Evil Thoughts Unbidden and Hated

Table of Contents

1. Extract From a Letter

Extract From a Letter

Dear —,
I have your letter, and I am sure that the enemy is very busy, as well as the evil heart within. What you need is thorough deliverance from yourself, that is, the flesh. You speak of evil thoughts, unbidden and hated, springing up in the heart, even when you seek to be occupied with the Lord, this too when really thinking of Him. Then you stop to confess them, and the occupation for a moment in confession only provokes another evil thought. And so it is as you say, an unending, all-day work.
My feeling is that you have never yet enjoyed full deliverance from self and flesh. You are what Scripture calls still “in the flesh,” though a believer in the Lord Jesus Christ. I believe if your soul were free you would find the simple yet profound truth of “reckoning yourself dead” (Rom. 6:2), would so act that the thought of turning aside to confess what would spring up unsought for in your soul, would be found to be really and only allowing the flesh a triumph, in leading you to be occupied with it.
When there is no will, such thoughts will be left, turned aside from, and treated as “not I.” Of course when the soul is not free I could not say you could do so at all, but were freedom enjoyed you would not be the sufferer from such things.

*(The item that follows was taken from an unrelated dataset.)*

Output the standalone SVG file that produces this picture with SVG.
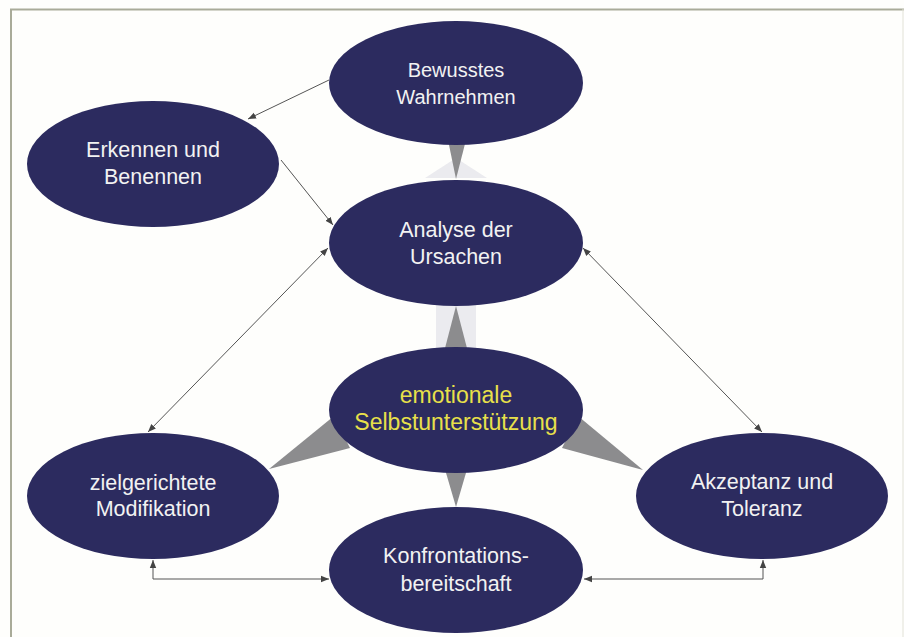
<svg xmlns="http://www.w3.org/2000/svg" width="904" height="637" viewBox="0 0 904 637">
<defs>
<style>
.node ellipse{fill:#2c2b5f}
.node text{font-family:"Liberation Sans",Arial,sans-serif;font-size:21.5px;fill:#f2f2f2;text-anchor:middle}
.node text.narrow{font-size:20px}
.node text.hl{fill:#e8e04a;font-size:23px}
.wedge{fill:#8c8c8e}
.ghost{fill:#ebebef}
.conn{fill:none;stroke:#555;stroke-width:1}
</style>
<marker id="ah" viewBox="0 0 10 10" refX="10" refY="5" markerWidth="8" markerHeight="8" markerUnits="userSpaceOnUse" orient="auto-start-reverse">
<path d="M0,1 L10,5 L0,9 z" fill="#444"/>
</marker>
</defs>
<rect x="0" y="0" width="904" height="637" fill="#fefefc"/>
<path d="M11,637 V9.5 H904" fill="none" stroke="#a9ab99" stroke-width="2"/>
<line x1="903" y1="9" x2="903" y2="637" stroke="#e2e2d8" stroke-width="1"/>

<g id="wedges">
<polygon class="ghost" points="436,300 476,300 476,350 436,350"/>
<polygon class="ghost" points="425,178 456,158 487,178"/>
<polygon class="wedge" points="448,140 466,140 456,179"/>
<polygon class="wedge" points="444,352 468,352 456,306"/>
<polygon class="wedge" points="444,466 468,466 456,507"/>
<polygon class="wedge" points="269,469 334,416 350,448"/>
<polygon class="wedge" points="643,470 578,416 562,448"/>
</g>

<g id="connectors">
<line class="conn" x1="329" y1="80" x2="248" y2="119" marker-end="url(#ah)"/>
<line class="conn" x1="281" y1="160" x2="333" y2="225" marker-end="url(#ah)"/>
<line class="conn" x1="328" y1="248" x2="148" y2="432" marker-start="url(#ah)" marker-end="url(#ah)"/>
<line class="conn" x1="583" y1="248" x2="762" y2="432" marker-start="url(#ah)" marker-end="url(#ah)"/>
<polyline class="conn" points="153,560 153,579 329,579" marker-start="url(#ah)" marker-end="url(#ah)"/>
<polyline class="conn" points="763,560 763,579 584,579" marker-start="url(#ah)" marker-end="url(#ah)"/>
</g>

<g id="bewusstes" class="node">
<ellipse cx="456" cy="83" rx="127" ry="62"/>
<text class="narrow" x="456" y="77">Bewusstes</text>
<text class="narrow" x="456" y="104">Wahrnehmen</text>
</g>
<g id="erkennen" class="node">
<ellipse cx="153" cy="164" rx="126" ry="63"/>
<text x="153" y="157">Erkennen und</text>
<text x="153" y="184">Benennen</text>
</g>
<g id="analyse" class="node">
<ellipse cx="456" cy="243" rx="127" ry="63"/>
<text x="456" y="237">Analyse der</text>
<text x="456" y="264">Ursachen</text>
</g>
<g id="emotionale" class="node">
<ellipse cx="456" cy="410" rx="127" ry="63"/>
<text class="hl" x="456" y="403">emotionale</text>
<text class="hl" x="456" y="430">Selbstunterstützung</text>
</g>
<g id="zielgerichtete" class="node">
<ellipse cx="153" cy="496" rx="126" ry="63"/>
<text x="153" y="490">zielgerichtete</text>
<text x="153" y="516">Modifikation</text>
</g>
<g id="akzeptanz" class="node">
<ellipse cx="762" cy="496" rx="126" ry="63"/>
<text x="762" y="489">Akzeptanz und</text>
<text x="762" y="516">Toleranz</text>
</g>
<g id="konfrontation" class="node">
<ellipse cx="456" cy="570" rx="127" ry="63"/>
<text x="456" y="563">Konfrontations-</text>
<text x="456" y="591">bereitschaft</text>
</g>
</svg>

What I would simply say to you is, when evil thoughts are present to your soul, unsought for and hated, do not stop or cease from your measure of occupation with the Lord, to confess them. If will enters they must be confessed, but if not pass them by as you would avoid an evil person who is not yourself, and who you know is incorrigible, and with whom contact is only misery and defilement. “Avoid such, pass not by them,” but leave them there. To own them at all, is but to give the flesh the place it seeks—a recognition in some way or another. This, even when it is only to abhor its workings, will be a satisfaction to the flesh.
Oh that you had grace to leave “the flesh” unrecognized and disowned, and to pass on conscious that it is always there and will be in you to the end. How blessed that we can by grace disown and refuse to hear its suggestions when it works, knowing through mercy that it is no more “I.” Your case is one that has been and is common to most of the Lord’s people, if not all. I refer to unsolicited, hated and wandering thoughts. You should simply go on and take no notice of them whatever, as by doing so you only give the flesh the place it seeks. Go on as not hearing the suggestions—be as it were deaf to them. Confess to God if you find will at work, but not so as to be occupied with the analysis of the evil; rather look up to Him, the sense of weakness and impotency filling your heart, and in the attitude of dependence of soul, pass on with your eye resting on Him, out of whom strength comes whenever there is conscious weakness.